While he said he’s withholding his final judgement until he sees what ends up in the bill, Maynard said he supports the concept and thinks the repeal is likely to pass this year.

House Minority Leader Lawrence Cafero, a supporter of the death penalty, said he didn’t buy Maynard’s argument. If someone wants to have a debate about ending capital punishment, “you got to be able to do it in the face of a Petit type case,” he said.

It’s hard to respect a lawmaker’s position when the death penalty is appropriate in deplorable circumstances one year and should be abolished the next year, he said. He said the Cheshire case was a good example of why capital punishment should stay on the books.

“After hearing the evidence in the Petit trial, how someone could believe those two gentlemen should not be put to death is beyond my comprehension,” he said.

The renewed debate over the issue comes months after a Stanford professor released a study finding the application of Connecticut’s death penalty to be “not only arbitrary but is also impermissibly discriminatory.”

The study by Prof. John J. Donohue III evaluated the application of capital punishment by comparing all 4,686 murders that took place in the state between 1973 and 2007. Of those murders, 92 resulted in capital felony convictions and 29 went to a death penalty phase. Nine received the death sentence.

Overall, Donohue found that the application of the punishment was largely random and had more to do with factors like race and geography than the heinousness of the crime.

“I found that cases prosecutors charge as capital are virtually indistinguishable in these measures of deathworthiness from cases where prosecutors choose not to bring capital charges,” he wrote. 

The study found that of the nine crimes that warranted the death penalty, only one of them was among the 15 most egregious crimes.

Donohue said the location of a crime seems to impact whether a trial will go to a death penalty phase. Someone who commits a murder in Waterbury is far more likely to be sentenced to die than elsewhere in the state.

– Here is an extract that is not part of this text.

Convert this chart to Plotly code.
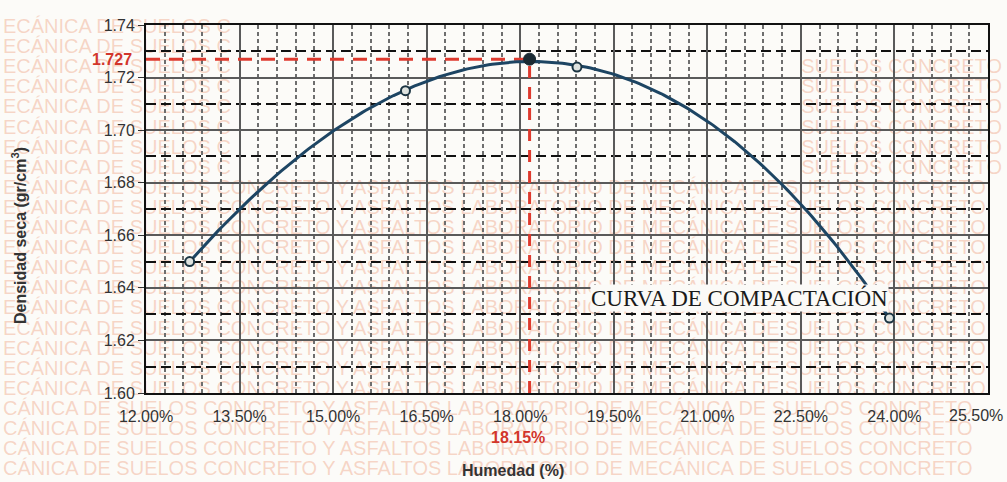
import numpy as np
import plotly.graph_objects as go

# Compaction test results (moisture % vs dry density g/cm3)
humedad = [12.70, 16.16, 18.15, 18.91, 23.92]
densidad = [1.650, 1.715, 1.727, 1.724, 1.6285]

# Optimum point
hum_opt = 18.15
dens_opt = 1.727

x_ticks = [12.0, 13.5, 15.0, 16.5, 18.0, 19.5, 21.0, 22.5, 24.0, 25.5]
x_ticktext = ["12.00%", "13.50%", "15.00%", "16.50%", "18.00%", "19.50%",
              "21.00%", "22.50%", "24.00%", "25.50%"]
y_ticks = [1.60, 1.62, 1.64, 1.66, 1.68, 1.70, 1.72, 1.74]
y_ticktext = ["1.60", "1.62", "1.64", "1.66", "1.68", "1.70", "1.72", "1.74"]

WM_LEFT = "ECÁNICA DE SUELOS C"
WM_RIGHT = "SUELOS CONCRETO"
WM_FULL = "ECÁNICA DE SUELOS CONCRETO Y ASFALTOS LABORATORIO DE MECÁNICA DE SUELOS CONCRETO"
WM_FULL_B = "CÁNICA DE SUELOS CONCRETO Y ASFALTOS LABORATORIO DE MECÁNICA DE SUELOS CONCRETO"

W, H = 1007, 482
L, R, T, B = 146, 19, 25, 89
PW, PH = W - L - R, H - T - B


def px(xp):
    return (xp - L) / PW


def py(yp):
    return (H - B - yp) / PH


CURVE = "#1d4563"
RED = "#de3a2e"
WM_COLOR = "rgba(236,150,115,0.38)"
SANS = "Liberation Sans, Arial"
TICK_FONT = dict(family=SANS, size=16, color="#333333")

# 3rd-order polynomial trend line of the test points
coef = np.polyfit(humedad, densidad, 3)
x_trend = np.linspace(min(humedad), max(humedad), 200)
y_trend = np.polyval(coef, x_trend)

fig = go.Figure()

# red guides to the optimum
fig.add_trace(go.Scatter(x=[x_ticks[0], hum_opt], y=[dens_opt, dens_opt], mode="lines",
                         line=dict(color=RED, width=3, dash="14px,9px"),
                         hoverinfo="skip", showlegend=False))
fig.add_trace(go.Scatter(x=[hum_opt, hum_opt], y=[y_ticks[0], dens_opt], mode="lines",
                         line=dict(color=RED, width=3, dash="12px,9px"),
                         hoverinfo="skip", showlegend=False))

# compaction curve
fig.add_trace(go.Scatter(x=x_trend, y=y_trend, mode="lines",
                         line=dict(color=CURVE, width=3),
                         showlegend=False))
fig.add_trace(go.Scatter(x=humedad, y=densidad, mode="markers",
                         marker=dict(symbol="circle", size=9, color="#dfe3df",
                                     line=dict(color="#1b3442", width=2)),
                         showlegend=False))
fig.add_trace(go.Scatter(x=[hum_opt], y=[dens_opt], mode="markers",
                         marker=dict(symbol="circle", size=12, color="#1a2a33",
                                     line=dict(color="#1a2a33", width=1)),
                         showlegend=False))

# background watermark rows, drawn beneath the grid and the curve
shapes = []


def wm_row(x0p, x1p, yp, text, pos):
    shapes.append(dict(type="rect", xref="paper", yref="paper",
                       x0=px(x0p), x1=px(x1p), y0=py(yp + 9), y1=py(yp - 9),
                       line=dict(width=0), fillcolor="rgba(0,0,0,0)", layer="below",
                       label=dict(text=text, textposition=pos, padding=0,
                                  font=dict(family=SANS, size=20, color=WM_COLOR))))


for k in range(23):
    yp = 24 + 20.1 * k
    if yp < 175:
        wm_row(0, 400, yp, WM_LEFT, "middle left")
        if yp > 55:
            wm_row(700, 1005, yp, WM_RIGHT, "middle right")
    elif yp < 400:
        wm_row(0, 1005, yp, WM_FULL, "middle left")
    else:
        wm_row(0, 1005, yp, WM_FULL_B, "middle left")

annotations = []

# last x label, pulled inside the page edge
annotations.append(dict(x=x_ticks[-1], y=0, xref="x", yref="paper", text=x_ticktext[-1],
                        showarrow=False, xanchor="right", yanchor="top", xshift=17, yshift=-12,
                        font=TICK_FONT))

# optimum value labels
annotations.append(dict(x=0, y=dens_opt, xref="paper", yref="y", text="<b>%.3f</b>" % dens_opt,
                        showarrow=False, xanchor="right", yanchor="middle", xshift=-12,
                        font=dict(family=SANS, size=16, color="#d2352b")))
annotations.append(dict(x=hum_opt, y=py(437), xref="x", yref="paper", text="<b>%.2f%%</b>" % hum_opt,
                        showarrow=False, xanchor="center", yanchor="middle", xshift=-12,
                        font=dict(family=SANS, size=16, color="#d2352b")))

# curve caption
annotations.append(dict(x=px(739), y=py(298), xref="paper", yref="paper",
                        text="CURVA DE COMPACTACIÓN", showarrow=False,
                        xanchor="center", yanchor="middle", bgcolor="#fbfaf7", borderpad=0,
                        font=dict(family="Liberation Serif, Times New Roman", size=23, color="#1a1a1a")))

# axis titles
annotations.append(dict(x=px(513), y=py(470), xref="paper", yref="paper", text="<b>Humedad (%)</b>",
                        showarrow=False, xanchor="center", yanchor="middle",
                        font=dict(family=SANS, size=16, color="#333333")))
annotations.append(dict(x=px(19), y=py(236), xref="paper", yref="paper",
                        text="<b>Densidad seca (gr/cm<sup>3</sup>)</b>", textangle=-90,
                        showarrow=False, xanchor="center", yanchor="middle",
                        font=dict(family=SANS, size=16, color="#333333")))

fig.update_layout(
    width=W, height=H,
    margin=dict(l=L, r=R, t=T, b=B, autoexpand=False),
    paper_bgcolor="#fcfbf8",
    plot_bgcolor="rgba(0,0,0,0)",
    annotations=annotations,
    shapes=shapes,
    showlegend=False,
)

fig.update_xaxes(
    range=[x_ticks[0], x_ticks[-1]],
    tickvals=x_ticks[:-1], ticktext=x_ticktext[:-1],
    tickfont=TICK_FONT,
    ticks="", ticklabelstandoff=8, automargin=False,
    showgrid=True, gridcolor="#5a5a5a", gridwidth=1.5,
    minor=dict(dtick=0.3, tick0=12.0, showgrid=True, gridcolor="#6e6e6e",
               gridwidth=1.5, griddash="4px,3px"),
    showline=True, linecolor="#111111", linewidth=2, mirror=True,
    zeroline=False,
)
fig.update_yaxes(
    range=[y_ticks[0], y_ticks[-1]],
    tickvals=y_ticks, ticktext=y_ticktext,
    tickfont=TICK_FONT,
    ticks="outside", ticklen=6, tickcolor="#333333", tickwidth=1, automargin=False,
    showgrid=True, gridcolor="#5a5a5a", gridwidth=1.5,
    minor=dict(dtick=0.01, tick0=1.60, showgrid=True, gridcolor="#111111",
               gridwidth=2, griddash="10px,5px"),
    showline=True, linecolor="#111111", linewidth=2, mirror=True,
    zeroline=False,
)

fig.write_html("out.html")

Race also plays a role in who receives the punishment. A minority defendant who murders a white victim is three times as likely to get a death sentence than a white defendant, the study found.

Rep. Gary Holder-Winfield, D- New Haven, has been pushing for a repeal of the death penalty for years. He said the Donohue’s conclusion that the punishment is racially unfair isn’t a new idea.

“We all know there’s a racial component to this,” he said.

Cafero said it’s wrong for the study to treat every single death penalty case the same—each case has its own circumstances. He argued that death row’s two most recent tenants, Komisarjevsky and his co-defendant Steven Hayes, are white and they are not the only white convicts to be sentenced to die in Connecticut.

Holder-Winfield said that’s not the point.

“Even if you believe everyone on death row is guilty, there is definitely inequality built into the system,” he said. “Nobody says there are no white guys on death row but if you’re black you’re more likely to get the death penalty.”

If people wanted to to try the death penalty in every single case where it would apply, Holder-Winfield said he would reconsider pushing for its abolition. He said he offered as much in 2009 but no one wanted to take him up on it.

After the prospect of a repeal dissolved last year, Holder-Winfield said he wasn’t planning to push the issue this year. He reasoned if he waited a few years the emotions generated by the high-profile Petit case may dissipate.

It’s also a tough issue to tackle especially in an election year, he said. But with other lawmakers like Meyer voicing concerns this year, Holder-Winfield said he’s ready to make the push again.

But he wasn’t ready to predict the bill’s success this year.

“I’ll be working the votes until it’s time to pass the bill,” he said. “If it hits the floor it will only be because we have the votes.”

He also wasn’t ready to count on Prague.

“Until I’ve heard her confirm it, I don’t put her in that category,” he said.